The Illustrated Man by Ray Bradbury
My rating: 5 of 5 stars
This is a collection of 18 science fiction short stories by Ray Bradbury, featuring: space travel, androids, time travel, and alien invasions. However, many of the stories use science-fiction – space travel most extensively — to investigate down-to-earth subjects such as: religion, marital relationships, war, and race relations. The fact that the collection deals in everyday subject matter allows it to retain its relevancy. The sci-fi is definitely dated, from the fact that “Martian” is used as a synonym for alien to the Cold War themes, but the stories are still worth reading because they are well-crafted and continue to be thought-provoking.
The stories of this collection are integrated by the titular story. The Illustrated Man is a character who had his body covered in tattoos to continue his employment with the carnival, but the witch who tattooed him made shape-shifting images that told stories. The story of “The Illustrated Man” is the last in the collection, but there’s a prologue that sets it up. It’s not a novel-in-stories, however, as the stories aren’t connected — other than being collected into a universe of this character’s flesh. The end of several stories feature a quick reference to the Illustrated Man narrative arc, but generally there’s no other connective tissue to the stories.

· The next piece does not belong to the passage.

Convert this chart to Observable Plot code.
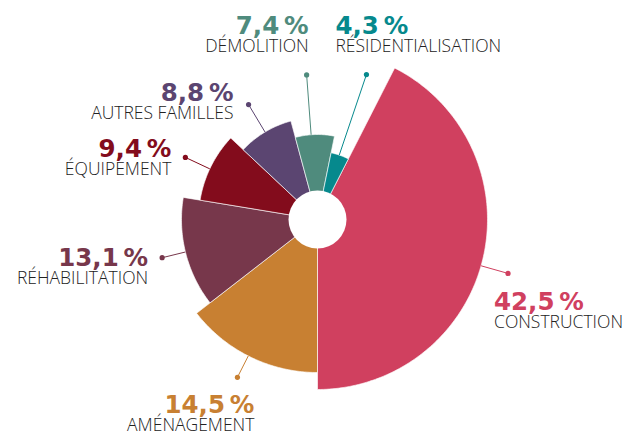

Here is a brief overview of the stories:
“The Veldt”: spoiled kids are given access to a technology that goes one step beyond virtual reality to what might be called mentally constructed reality. They create an African savanna, and things go awry.
“Kaleidoscope”: An accident causes astronauts to be scattered into space, not dying immediately, but knowing the limited resources of their spacesuits will not last long. This is among the more popular stories in the collection.
“The Other Foot”: A white man is forced to take refuge on a planet that minorities had long-ago been relocated to, because now a war has made the Earth uninhabitable. The story deals with the tension between those who are willing to welcome him and those who think he should be treated as they once were.
“The Highway”: A man living and working near a desolate stretch of highway meets a rare visitor who tells him that war is upon them. One of the Cold War end-of-the-world scenario stories.
“The Man”: The Captain of a spaceship is disappointed to find that none of the locals come to see them when they land. Little does he know, they were just visited by a Messianic figure the day before. The tension is between the non-believing, skeptical Captain and one of his men who is a true believer. A commentary on faith and belief.
“The Long Rain”: Space explorers are demoralized by the unceasing rain on a planet they are exploring, a rain that threatens to send them into madness.
“The Rocket Man”: The son of a space traveler wants to follow in his father’s footsteps, but doesn’t know how hazardous a life it is.
“The Last Night of the World”: This story asks one to contemplate what if one knew it was the last night before doomsday. Another Cold War-era sci-fi piece that hinges on atomic apocalypse.
“The Exiles”: A crew of space explorers is falling to inexplicable illness. This story has a great deal of literary allusion with Ambrose Bierce, Edgar Allan Poe, and Charles Dickens each playing a part. Like Bradbury’s most famous novel, the story considers the issue of censorship.
“No Particular Night or Morning”: This story considers the question of how one knows anything is true. It does so through the lens of a spaceship crewman afflicted with solipsistic delusions – or so his crew-mates assume.
“The Fox and the Forest”: In this time travel story, a couple has escaped a dystopian future into Mexico, circa 1938, but the authorities of their time don’t intend to let them get away.
“The Visitor”: The story of a man with powerful psychic abilities who is coveted by competing factions.
“The Concrete Mixer”: A Martian pacifist is forced to participate in an invasion of Earth, only to find that it is an ill-advised endeavor for reasons entirely different from he’d thought. The story revolves around the centrality of materialism and consumerism in American culture.
“Marionettes, Inc.”: One man gets a look-alike android to cope with a wife who hates him, and another gets one to contend with a wife who is smotheringly needy.
“The City”: Explorers find that the abandoned city they’ve been sent to explore isn’t as free of sentience as they’d thought.
“Zero Hour”: Alien invaders find an unexpected ally in the impressionable youth.
“The Rocket”: A man wants his family to see the stars, but lacks the resources to make the dream come true. So, he gets creative.
“The Illustrated Man”: As referenced above, this story tells the tale of carnival tattoo’d man whose body-art mysteriously tells stories through its images, with special focus on two special designs.
I’ve never found a Bradbury work I didn’t like, and this one is no exception. The writing is beautiful. The story-telling is skillful, and, even when the sci-fi details are dated, there are themes that remain relevant. I’d highly recommend this collection for readers of sci-fi, particularly those who like classic sci-fi.